Only 5% of organisations expect a positive business impact within the next 12 to 24 months.
“The tough economic conditions and anticipated business impact could drive organisations to consider workforce optimisation. Employers should take an emphatic and considerate approach and evaluate options such as staff redeployment, reduced working hours/days, long service leave, sabbatical, furlough, hiring freeze and voluntary pay cuts, before any serious consideration of a workforce reduction. In a post-COVID-19 world, some companies may need to re-hire and potential employees will factor in the consideration of organisational culture and how companies have treated their employees during the crisis”, said Rohit Jain, Head of India, Willis Towers Watson.
Salary increments, performance appraisals and incentives
The survey found that 42% of respondents have not taken a decision on salary increment budgets for this year, while 33% indicated that performance appraisals and bonus pay-outs will happen as planned. Furthermore, 77% said that there will be no reduction in salaries and 53% responded that there have been no adjustments to the sales incentive pay-outs. Almost one in three respondents anticipate that their 2020 annual bonus for executives and employees will be impacted, while 17% expect an impact on their 2020 Long Term Incentive plans.

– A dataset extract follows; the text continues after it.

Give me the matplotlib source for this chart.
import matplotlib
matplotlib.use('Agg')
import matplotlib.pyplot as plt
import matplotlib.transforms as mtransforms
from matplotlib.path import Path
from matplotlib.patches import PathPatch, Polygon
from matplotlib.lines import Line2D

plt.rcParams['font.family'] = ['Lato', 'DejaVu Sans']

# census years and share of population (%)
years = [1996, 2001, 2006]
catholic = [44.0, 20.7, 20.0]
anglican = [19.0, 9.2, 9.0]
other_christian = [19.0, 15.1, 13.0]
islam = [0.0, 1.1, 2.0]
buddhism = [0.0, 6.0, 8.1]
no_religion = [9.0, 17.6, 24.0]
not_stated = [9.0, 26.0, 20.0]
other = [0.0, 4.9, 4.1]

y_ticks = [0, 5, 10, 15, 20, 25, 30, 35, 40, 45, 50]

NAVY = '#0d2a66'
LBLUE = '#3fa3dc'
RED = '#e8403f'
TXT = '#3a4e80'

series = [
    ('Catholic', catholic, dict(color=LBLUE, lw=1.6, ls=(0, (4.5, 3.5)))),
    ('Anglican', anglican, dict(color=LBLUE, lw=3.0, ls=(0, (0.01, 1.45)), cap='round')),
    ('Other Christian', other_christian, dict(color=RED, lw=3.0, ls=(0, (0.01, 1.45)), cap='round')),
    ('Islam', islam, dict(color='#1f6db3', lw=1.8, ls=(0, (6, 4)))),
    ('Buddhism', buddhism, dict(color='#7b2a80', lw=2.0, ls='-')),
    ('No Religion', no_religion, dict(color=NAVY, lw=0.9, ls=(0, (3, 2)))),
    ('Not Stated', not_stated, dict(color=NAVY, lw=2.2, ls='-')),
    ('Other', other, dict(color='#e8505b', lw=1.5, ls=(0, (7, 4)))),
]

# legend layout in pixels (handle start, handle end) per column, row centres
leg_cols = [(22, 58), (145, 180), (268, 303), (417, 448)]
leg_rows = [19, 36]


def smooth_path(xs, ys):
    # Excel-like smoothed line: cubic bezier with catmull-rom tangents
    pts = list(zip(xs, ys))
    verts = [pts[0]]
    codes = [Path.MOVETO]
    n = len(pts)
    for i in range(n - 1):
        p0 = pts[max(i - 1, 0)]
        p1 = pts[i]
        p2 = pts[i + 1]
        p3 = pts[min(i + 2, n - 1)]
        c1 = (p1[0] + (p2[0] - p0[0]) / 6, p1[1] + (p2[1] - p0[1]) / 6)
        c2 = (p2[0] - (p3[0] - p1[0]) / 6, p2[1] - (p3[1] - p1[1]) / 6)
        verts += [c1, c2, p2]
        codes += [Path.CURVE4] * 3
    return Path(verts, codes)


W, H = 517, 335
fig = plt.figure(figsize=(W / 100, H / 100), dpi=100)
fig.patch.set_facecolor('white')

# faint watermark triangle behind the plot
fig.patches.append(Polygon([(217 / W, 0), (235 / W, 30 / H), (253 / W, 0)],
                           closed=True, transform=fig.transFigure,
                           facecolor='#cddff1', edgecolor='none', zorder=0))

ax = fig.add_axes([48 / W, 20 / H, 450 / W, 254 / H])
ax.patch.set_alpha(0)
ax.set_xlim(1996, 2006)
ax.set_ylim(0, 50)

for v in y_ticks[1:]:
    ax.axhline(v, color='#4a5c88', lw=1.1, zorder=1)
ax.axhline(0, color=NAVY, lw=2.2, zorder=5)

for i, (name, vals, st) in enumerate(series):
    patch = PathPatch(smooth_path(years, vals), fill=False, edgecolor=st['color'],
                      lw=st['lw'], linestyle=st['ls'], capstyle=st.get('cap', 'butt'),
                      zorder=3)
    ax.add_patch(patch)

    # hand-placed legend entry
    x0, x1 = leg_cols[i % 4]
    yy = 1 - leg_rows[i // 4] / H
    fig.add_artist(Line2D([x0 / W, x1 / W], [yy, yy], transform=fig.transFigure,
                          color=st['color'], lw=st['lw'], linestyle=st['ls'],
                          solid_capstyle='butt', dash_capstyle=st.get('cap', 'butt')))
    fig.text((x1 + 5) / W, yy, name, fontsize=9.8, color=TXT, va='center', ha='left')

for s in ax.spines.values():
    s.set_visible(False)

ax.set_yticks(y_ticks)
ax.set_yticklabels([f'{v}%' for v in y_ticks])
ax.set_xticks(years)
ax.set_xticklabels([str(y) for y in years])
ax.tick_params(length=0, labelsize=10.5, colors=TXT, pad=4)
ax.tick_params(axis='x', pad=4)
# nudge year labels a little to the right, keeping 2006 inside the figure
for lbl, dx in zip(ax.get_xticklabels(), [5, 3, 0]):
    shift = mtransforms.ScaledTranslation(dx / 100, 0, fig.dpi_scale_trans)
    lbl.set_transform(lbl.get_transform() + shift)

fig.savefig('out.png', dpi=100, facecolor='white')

“We expect compassionate short-term and realistic long-term implications on pay and compensation. For a majority of Indian organisations, the timing of this outbreak has a significant bearing on the annual performance management and rewards exercise. March to April is the performance review period and we’re seeing organisations adopting a wait-and-see approach. Most organisations are likely to consider the options of selective increments for critical skill staff, defer staff increments by three to six months, or even do away with increments altogether if the adverse circumstances prevail. For those employers who plan to proceed, they will likely plan a low to moderate increment in salaries so as to ensure liquidity and protect cash-flow,” said Rajul Mathur, Consulting Head, Talent and Rewards, Willis Towers Watson, India.

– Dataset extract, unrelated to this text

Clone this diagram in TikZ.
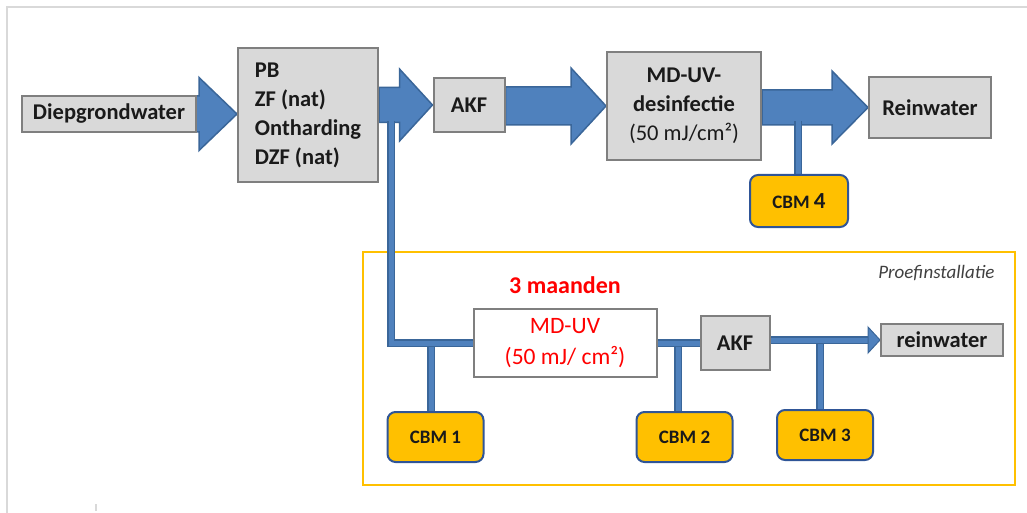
\documentclass[tikz,border=0pt]{standalone}
\usepackage{fontspec}
\setmainfont{Carlito}
\usetikzlibrary{calc,backgrounds}
\definecolor{boxgray}{HTML}{D9D9D9}
\definecolor{boxedge}{HTML}{7F7F7F}
\definecolor{bluefill}{HTML}{4F81BD}
\definecolor{blueedge}{HTML}{3A6699}
\definecolor{cbmfill}{HTML}{FFC000}
\definecolor{cbmedge}{HTML}{2F5597}
\definecolor{frameorange}{HTML}{FFC000}
\definecolor{textdark}{HTML}{1A1A1A}
\definecolor{pagegray}{HTML}{D9D9D9}
\definecolor{notegray}{HTML}{404040}
\tikzset{
  graybox/.style={draw=boxedge, line width=2pt, fill=boxgray, inner sep=0pt, text=textdark,
    font=\fontsize{22.5}{29}\selectfont\bfseries},
  whitebox/.style={draw=boxedge, line width=2pt, fill=white, inner sep=0pt, text=red,
    font=\fontsize{23.5}{31}\selectfont},
  cbmbox/.style={draw=cbmedge, line width=2pt, fill=cbmfill, rounded corners=8pt, inner sep=0pt,
    minimum width=96pt, minimum height=50pt, font=\fontsize{19}{22}\selectfont\bfseries, text=textdark},
  barrow/.style={fill=bluefill, draw=blueedge, line width=1.5pt, line join=miter},
  pipe/.style={draw=bluefill, line width=5pt, line join=miter,
    preaction={draw=blueedge, line width=8pt, line join=miter}},
  tiphead/.style={fill=bluefill, draw=blueedge, line width=1pt},
  framebox/.style={draw=frameorange, line width=2.5pt, inner sep=0pt},
}
% #1 start node anchor, #2 tip anchor, #3 shaft half, #4 head half, #5 head length
\newcommand\blockarr[5]{%
  \path[barrow] ($(#1 |- #2)+(0,#3)$) -- ($(#2)+(-#5,#3)$) -- ($(#2)+(-#5,#4)$) -- (#2)
    -- ($(#2)+(-#5,-#4)$) -- ($(#2)+(-#5,-#3)$) -- ($(#1 |- #2)+(0,-#3)$) -- cycle;}
\begin{document}
\begin{tikzpicture}[x=1pt,y=-1pt]
\useasboundingbox (0,0) rectangle (1027,513);
\draw[pagegray, line width=2pt] (7,513) -- (7,7) -- (1027,7);
\draw[pagegray, line width=1.5pt] (96,504) -- (96,511);

% top row
\node[graybox, minimum width=174pt, minimum height=36pt] (dg) at (109,114) {Diepgrondwater};
\node[graybox, minimum width=140pt, minimum height=134pt, align=left] (pb) at (308,115)
  {PB\\ZF (nat)\\Ontharding\\DZF (nat)};
\node[graybox, minimum width=71pt, minimum height=54pt] (akf) at (469,105) {AKF};
\node[graybox, minimum width=154pt, minimum height=108pt, align=center] (mduv) at (684,106)
  {MD-UV-\\desinfectie\\{\mdseries (50 mJ/cm²)}};
\node[graybox, minimum width=122pt, minimum height=61pt] (rw) at (930,107.5) {Reinwater};
\node[cbmbox, minimum width=98pt, minimum height=52pt] (cbm4) at (799,201)
  {CBM {\fontsize{23}{23}\selectfont 4}};

% test installation
\node[red, font=\fontsize{24}{27}\selectfont\bfseries] (maand) at (565,285) {3 maanden};
\node[anchor=east, text=notegray, font=\fontsize{19}{21}\selectfont\itshape] (proef) at (998,273)
  {Proefinstallatie};
\node[whitebox, minimum width=183pt, minimum height=68pt, align=center] (mduv2) at (565,343)
  {MD-UV\\(50 mJ/ cm²)};
\node[graybox, minimum width=69pt, minimum height=54pt] (akf2) at (735,343) {AKF};
\node[graybox, minimum width=122pt, minimum height=32pt] (rw2) at (942,340) {reinwater};
\node[cbmbox] (cbm1) at (435.5,437) {CBM 1};
\node[cbmbox] (cbm2) at (684.5,437) {CBM 2};
\node[cbmbox] (cbm3) at (825,435) {CBM 3};

\coordinate (v0) at (391,121);
\coordinate (j0) at (391,343);
\coordinate (t1) at (431,343);
\coordinate (t2) at (678,343);
\coordinate (t3) at (820,343);
\coordinate (t4) at (798,121);
\coordinate (hb) at (868,340);

\begin{pgfonlayer}{background}
  \node[framebox, minimum width=652pt, minimum height=233pt] (frame) at (689,368.5) {};
  \blockarr{dg.center}{pb.west |- dg.east}{18}{36.5}{38}
  \blockarr{pb.east}{akf.west}{17.5}{36}{33}
  \blockarr{akf.east}{mduv.west}{19}{38}{35}
  \blockarr{mduv.east}{rw.west}{17.5}{36.5}{36}
  \draw[pipe] (t4) -- (t4 |- cbm4.north);
  \draw[pipe] (t1) -- (t1 |- cbm1.north);
  \draw[pipe] (t2) -- (t2 |- cbm2.north);
  \draw[pipe] (t3) -- (t3 |- cbm3.north);
  \draw[pipe] (v0) -- (j0) -- (mduv2.west);
  \draw[pipe] (mduv2.east) -- (akf2.west);
  \draw[pipe] (akf2.east |- hb) -- (hb);
  \path[tiphead] ($(hb)+(0,-13)$) -- (rw2.west) -- ($(hb)+(0,13)$) -- cycle;
\end{pgfonlayer}
\end{tikzpicture}
\end{document}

Remote working, leveraging technology and effective communication
Eighty-three percent of organisations plan to review their work-from-home policy, and 46% indicated that they would reimburse employees the expenses incurred for setting up their home internet for work purposes. Employers are also taking several measures to keep employees engaged in the new scheme of things. These include team-based virtual or social engagement initiatives, regular company-wide or department level communications, and town halls organised to address employee concerns.

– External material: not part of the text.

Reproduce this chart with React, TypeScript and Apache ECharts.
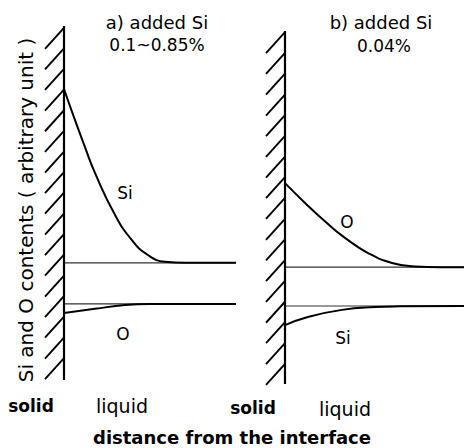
import React, { useEffect, useRef } from "react";
import * as echarts from "echarts";

// panel a) added Si 0.1~0.85 %
const distSiA = [0, 0.64, 1.22, 1.8, 2.97, 3.95, 4.88, 5.87, 7.03, 10];
const siA = [82.2, 73.4, 65.8, 58.5, 46.6, 39.5, 35.3, 33.4, 33.1, 33.1];
const distOA = [0, 1.8, 3.55, 5, 10];
const oA = [18.9, 20.1, 21.2, 21.5, 21.5];
const levelSiA = 33.1;
const levelOA = 21.5;

// panel b) added Si 0.04 %
const distOB = [0, 1.12, 2.23, 3.35, 4.64, 5.98, 7.26, 8.66, 10];
const oB = [56.9, 51.3, 46.1, 41.4, 37.1, 34.3, 33.3, 33.1, 33.1];
const distSiB = [0, 1.28, 3.18, 5.03, 6.42, 10];
const siB = [16.7, 19.0, 21.0, 21.8, 22.0, 22.1];
const levelOB = 33.1;
const levelSiB = 22.1;

// hatch positions along the walls (content axis units)
const hatchA = [99.5, 93.7, 87.9, 82.0, 76.2, 70.4, 64.5, 58.7, 52.9, 47.0, 41.2, 35.4, 29.5, 23.7, 17.9, 12.0, 6.2];
const hatchB = [99.7, 93.8, 87.9, 82.0, 76.2, 70.3, 64.4, 58.6, 52.7, 46.8, 41.0, 35.1, 29.2, 23.3, 17.5, 11.6, 5.7];

const FONT = "'DejaVu Sans', sans-serif";

function zip(xs: number[], ys: number[]) {
  return xs.map((x, i) => [x, ys[i]]);
}

export default function App() {
  const ref = useRef<HTMLDivElement>(null);
  useEffect(() => {
    document.body.style.margin = "0";
    const chart = echarts.init(ref.current!, undefined, { renderer: "svg" });

    const axisX = (gi: number) => ({
      type: "value" as const, gridIndex: gi, min: 0, max: 10, show: false,
    });
    const axisY = (gi: number) => ({
      type: "value" as const, gridIndex: gi, min: 0, max: 100, show: false,
    });

    const curve = (idx: number, data: number[][]) => ({
      type: "line", xAxisIndex: idx, yAxisIndex: idx, data,
      smooth: 0.5, symbol: "none", clip: false,
      lineStyle: { color: "#000", width: 2 }, z: 3,
    });
    const level = (idx: number, y: number) => ({
      type: "line", xAxisIndex: idx, yAxisIndex: idx, data: [[0, y], [10, y]],
      symbol: "none", clip: false,
      lineStyle: { color: "#333", width: 1.2 }, z: 2,
    });
    const wall = (idx: number) => ({
      type: "line", xAxisIndex: idx, yAxisIndex: idx, data: [[0, 0], [0, 100]],
      symbol: "none", clip: false,
      lineStyle: { color: "#000", width: 2.2 }, z: 4,
    });
    const hatch = (idx: number, ys: number[]) => ({
      type: "custom", xAxisIndex: idx, yAxisIndex: idx,
      data: ys.map((y) => [0, y]), clip: false,
      renderItem: (_p: any, api: any) => {
        const p = api.coord([0, api.value(1)]);
        return {
          type: "line",
          shape: { x1: p[0], y1: p[1], x2: p[0] - 19, y2: p[1] + 21 },
          style: { stroke: "#000", lineWidth: 1.9 },
        };
      },
      z: 4,
    });

    const txt = (text: string, x: number, y: number, size: number, weight = "normal", rotation = 0) => ({
      type: "text", x, y, rotation,
      style: {
        text, font: `${weight} ${size}px ${FONT}`, fill: "#000",
        align: "center", verticalAlign: "middle",
        textAlign: "center", textVerticalAlign: "middle",
      },
    });

    chart.setOption({
      animation: false,
      backgroundColor: "#fff",
      grid: [
        { left: 64, top: 26, width: 172, height: 354 },
        { left: 285, top: 31, width: 179, height: 353 },
      ],
      xAxis: [axisX(0), axisX(1)],
      yAxis: [axisY(0), axisY(1)],
      series: [
        wall(0), hatch(0, hatchA),
        level(0, levelSiA), level(0, levelOA),
        curve(0, zip(distSiA, siA)), curve(0, zip(distOA, oA)),
        wall(1), hatch(1, hatchB),
        level(1, levelOB), level(1, levelSiB),
        curve(1, zip(distOB, oB)), curve(1, zip(distSiB, siB)),
      ],
      graphic: [
        txt("a) added Si", 157, 22, 18),
        txt("0.1~0.85%", 157, 45, 17),
        txt("b) added Si", 381, 22, 18),
        txt("0.04%", 384, 46, 17),
        txt("Si", 125, 193, 17),
        txt("O", 123, 334, 17),
        txt("O", 347, 222, 17),
        txt("Si", 343, 338, 17),
        txt("solid", 31, 406, 17, "bold"),
        txt("liquid", 122, 406, 19),
        txt("solid", 253, 408, 17, "bold"),
        txt("liquid", 345, 409, 19),
        txt("distance from the interface", 232, 437, 18, "bold"),
        txt("Si and O contents ( arbitrary unit )", 26, 210, 20, "normal", Math.PI / 2),
      ],
    });
    return () => chart.dispose();
  }, []);
  return <div ref={ref} style={{ width: 464, height: 448 }} />;
}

Employers need to communicate optimally by choosing the channel and frequency carefully while keeping the communication simple, in a way that every message adds value to the employees by providing critical information or alleviating stress. Given the information overload, especially on social media and multiple sources, educating employees and guiding them towards a few reliable sources including those launched by the government is recommended,” said Jain.
“The rate at which corporates and employees have adopted technology in the last couple of weeks is truly remarkable. This combined with large numbers of employees working remotely, also leaves organisations vulnerable to cyber-attacks. It is therefore important for organisations to also invest in employee awareness and education while reviewing cyber insurance adequacy,” added Jain.
Employer response and preparedness
Over the past weeks, organisations in India have also initiated several measures to take care of their employees as a result of COVID-19. Most prevalent amongst these are increased access to hand sanitisers, provision of masks and other protective equipment, introduction of alternate work arrangements, increased communication on prevention, disinfection of worksites and increased access to counselling.
“As employers try to protect their most valued asset, i.e. people, this unprecedented situation has brought forward the critical role of HR. Employers must urgently address issues around employee health & safety and business continuity, while simultaneously readying plans around employee engagement, productivity, performance management and rewards,” said Rajul.
About the survey
A total of 103 organisations in India participated in the Willis Towers Watson ‘COVID-19 India Readiness survey’ conducted from 20 to 31 March 2020. Data was collected from nearly 417,000 employees working across sectors such as Financial Services, Healthcare, IT & Telecom, Manufacturing, Public Sector & Education and Wholesale & Retail, with the survey results presented in an aggregate approach.